DPW was my introduction not only to Dasra but also to the Tech4Dev team. Over the two weeks leading up to DPW I had met almost everyone over various video meetings. But these were to be my first face-to-face interactions.
“Please pack a shirt”, my wife said to me. “And trousers”.
The venue was beautiful – a tall building with glass walls, shiny floors and so much space. The Dasra folk were professional and organized and made sure everything ran smoothly. When one of us (it was Arjun) walked on the art they came over and politely asked us not to. “It’s an art piece” said the man, “please don’t walk on it”. Well why does it look like a staircase then, we were smart enough not to say out loud.
For someone relatively new to the sector, what I was glad (and what I expected) to see, was that people were palpably passionate about what they were doing. Yes there are hurdles, and yes there is frustration but at the same time, in the development sector the chances of being able to impact our world and other people in it are just so much higher.
I met a gentleman from Kashmir who works with a centre for people with disabilities. The founder, he was telling me, is now 90 years old and semi-retired but he still shows up to work every day. This founder built the organization from the ground up, getting land, funding, staff, equipment… what a feeling it must be to be able to look back on your life and see such a thing. Oh, and on the side he also wrote an ENT textbook which is used in medical colleges.

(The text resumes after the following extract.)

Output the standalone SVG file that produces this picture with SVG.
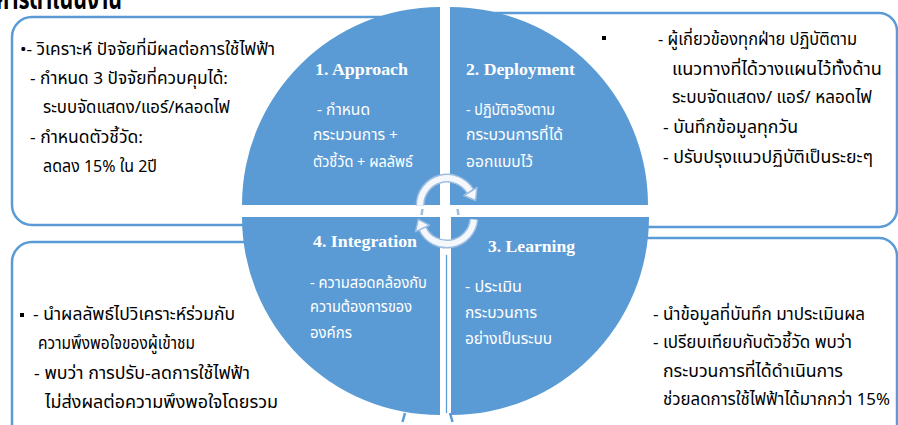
<svg xmlns="http://www.w3.org/2000/svg" width="898" height="425" viewBox="0 0 898 425">
<style>
.box{fill:#ffffff;stroke:#5b9bd5;stroke-width:2.5}
.q{fill:#5b9bd5}
.t{font-family:"Noto Sans Thai","Tahoma","DejaVu Sans",sans-serif;font-size:17px;fill:#000}
.w{font-family:"Noto Sans Thai","Tahoma","DejaVu Sans",sans-serif;font-size:15px;fill:#fff}
.h{font-family:"Liberation Serif","Times New Roman",serif;font-weight:bold;font-size:17px;fill:#fff}
.ttl{font-family:"Noto Sans Thai","Tahoma","DejaVu Sans",sans-serif;font-size:28px;font-weight:bold;fill:#000}
.arcO{fill:none;stroke:#9dbde0;stroke-width:9}
.arcI{fill:none;stroke:#f4f8fc;stroke-width:6}
.head{fill:#f4f8fc;stroke:#9dbde0;stroke-width:1.5;stroke-linejoin:round}
.tick{stroke:#9dbde0;stroke-width:2.5;fill:none}
.tickb{stroke:#5b9bd5;stroke-width:2.5;fill:none}
</style>
<rect width="898" height="425" fill="#ffffff"/>
<text class="ttl" x="-4" y="9" textLength="126" lengthAdjust="spacingAndGlyphs">การดำเนินงาน</text>

<g id="box-top-left">
<path class="box" d="M430 17 L32 17 A20 20 0 0 0 12 37 L12 205 A20 20 0 0 0 32 225 L430 225"/>
<text class="t" x="20" y="55" textLength="255" lengthAdjust="spacingAndGlyphs">•- วิเคราะห์ ปัจจัยที่มีผลต่อการใช้ไฟฟ้า</text>
<text class="t" x="30" y="84" textLength="198" lengthAdjust="spacingAndGlyphs">- กำหนด 3 ปัจจัยที่ควบคุมได้:</text>
<text class="t" x="43" y="113" textLength="187" lengthAdjust="spacingAndGlyphs">ระบบจัดแสดง/แอร์/หลอดไฟ</text>
<text class="t" x="30" y="143" textLength="113" lengthAdjust="spacingAndGlyphs">- กำหนดตัวชี้วัด:</text>
<text class="t" x="43" y="172" textLength="114" lengthAdjust="spacingAndGlyphs">ลดลง 15% ใน 2ปี</text>
</g>

<g id="box-top-right">
<path class="box" d="M460 13 L879 13 A18 18 0 0 1 897 31 L897 209 A18 18 0 0 1 879 227 L460 227"/>
<rect x="602" y="36" width="4" height="4" fill="#000"/>
<text class="t" x="658" y="45" textLength="199" lengthAdjust="spacingAndGlyphs">- ผู้เกี่ยวข้องทุกฝ่าย ปฏิบัติตาม</text>
<text class="t" x="672" y="75" textLength="210" lengthAdjust="spacingAndGlyphs">แนวทางที่ได้วางแผนไว้ทั้งด้าน</text>
<text class="t" x="672" y="103" textLength="200" lengthAdjust="spacingAndGlyphs">ระบบจัดแสดง/ แอร์/ หลอดไฟ</text>
<text class="t" x="663" y="133" textLength="135" lengthAdjust="spacingAndGlyphs">- บันทึกข้อมูลทุกวัน</text>
<text class="t" x="663" y="163" textLength="210" lengthAdjust="spacingAndGlyphs">- ปรับปรุงแนวปฏิบัติเป็นระยะๆ</text>
</g>

<g id="box-bottom-left">
<path class="box" d="M430 242 L32 242 A20 20 0 0 0 12 262 L12 440"/>
<rect x="20" y="313" width="4" height="4" fill="#000"/>
<text class="t" x="33" y="320" textLength="202" lengthAdjust="spacingAndGlyphs">- นำผลลัพธ์ไปวิเคราะห์ร่วมกับ</text>
<text class="t" x="38" y="349" textLength="157" lengthAdjust="spacingAndGlyphs">ความพึงพอใจของผู้เข้าชม</text>
<text class="t" x="34" y="379" textLength="216" lengthAdjust="spacingAndGlyphs">- พบว่า การปรับ-ลดการใช้ไฟฟ้า</text>
<text class="t" x="45" y="408" textLength="233" lengthAdjust="spacingAndGlyphs">ไม่ส่งผลต่อความพึงพอใจโดยรวม</text>
</g>

<g id="box-bottom-right">
<path class="box" d="M460 238 L879 238 A18 18 0 0 1 897 256 L897 440"/>
<text class="t" x="653" y="320" textLength="212" lengthAdjust="spacingAndGlyphs">- นำข้อมูลที่บันทึก มาประเมินผล</text>
<text class="t" x="653" y="348" textLength="199" lengthAdjust="spacingAndGlyphs">-  เปรียบเทียบกับตัวชี้วัด พบว่า</text>
<text class="t" x="663" y="377" textLength="180" lengthAdjust="spacingAndGlyphs">กระบวนการที่ได้ดำเนินการ</text>
<text class="t" x="663" y="405" textLength="227" lengthAdjust="spacingAndGlyphs">ช่วยลดการใช้ไฟฟ้าได้มากกว่า 15%</text>
</g>

<g id="approach">
<path class="q" d="M440 205 L242 205 A198 198 0 0 1 440 7 Z"/>
<text class="h" x="315" y="75" textLength="93" lengthAdjust="spacingAndGlyphs">1. Approach</text>
<text class="w" x="317" y="115" textLength="53" lengthAdjust="spacingAndGlyphs">- กำหนด</text>
<text class="w" x="313" y="140" textLength="85" lengthAdjust="spacingAndGlyphs">กระบวนการ +</text>
<text class="w" x="313" y="167" textLength="100" lengthAdjust="spacingAndGlyphs">ตัวชี้วัด + ผลลัพธ์</text>
</g>

<g id="deployment">
<path class="q" d="M450 205 L450 7 A198 198 0 0 1 648 205 Z"/>
<text class="h" x="466" y="75" textLength="109" lengthAdjust="spacingAndGlyphs">2. Deployment</text>
<text class="w" x="466" y="115" textLength="89" lengthAdjust="spacingAndGlyphs">- ปฏิบัติจริงตาม</text>
<text class="w" x="466" y="140" textLength="97" lengthAdjust="spacingAndGlyphs">กระบวนการที่ได้</text>
<text class="w" x="466" y="167" textLength="67" lengthAdjust="spacingAndGlyphs">ออกแบบไว้</text>
</g>

<g id="learning">
<path class="q" d="M451 217 L649 217 A198 198 0 0 1 451 415 Z"/>
<text class="h" x="488" y="252" textLength="87" lengthAdjust="spacingAndGlyphs">3. Learning</text>
<text class="w" x="465" y="292" textLength="57" lengthAdjust="spacingAndGlyphs">- ประเมิน</text>
<text class="w" x="465" y="318" textLength="72" lengthAdjust="spacingAndGlyphs">กระบวนการ</text>
<text class="w" x="465" y="344" textLength="87" lengthAdjust="spacingAndGlyphs">อย่างเป็นระบบ</text>
</g>

<g id="integration">
<path class="q" d="M440 217 L440 415 A198 198 0 0 1 242 217 Z"/>
<text class="h" x="313" y="247" textLength="104" lengthAdjust="spacingAndGlyphs">4. Integration</text>
<text class="w" x="310" y="288" textLength="117" lengthAdjust="spacingAndGlyphs">- ความสอดคล้องกับ</text>
<text class="w" x="310" y="312" textLength="102" lengthAdjust="spacingAndGlyphs">ความต้องการของ</text>
<text class="w" x="310" y="338" textLength="42" lengthAdjust="spacingAndGlyphs">องค์กร</text>
</g>

<g id="connectors">
<line x1="446.5" y1="255" x2="446.5" y2="413" stroke="#5b9bd5" stroke-width="1.3"/>
<path class="arcO" d="M420.1 205.5 A27 27 0 0 1 470.4 191.5"/>
<path class="arcI" d="M420.1 205.5 A27 27 0 0 1 470.4 191.5"/>
<polygon class="head" points="477,187.5 463.8,195.5 475.6,200.5"/>
<path class="arcO" d="M473.9 219.4 A27 27 0 0 1 422.5 228.4"/>
<path class="arcI" d="M473.9 219.4 A27 27 0 0 1 422.5 228.4"/>
<polygon class="head" points="429.4,225.2 415.6,231.6 418.3,219.3"/>
<path class="tick" d="M422.5 209 L421.5 215"/>
<path class="tick" d="M457.5 209 L458.5 215"/>
<path class="tickb" d="M405 413 L402.5 422"/>
<path class="tickb" d="M450 413 L452.5 422"/>
</g>
</svg>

With regard to our own Tech4Dev sessions there were no real surprises, I felt they were well attended and I found our guests engaged and attentive. Technology frightens and frustrates everyone (even outside of the development sector!) and I’ve always found audiences to be appreciative when they feel like you want to help them. I’m very glad to have found a team who are in a position to deliver this type of support, and to such a deserving target group.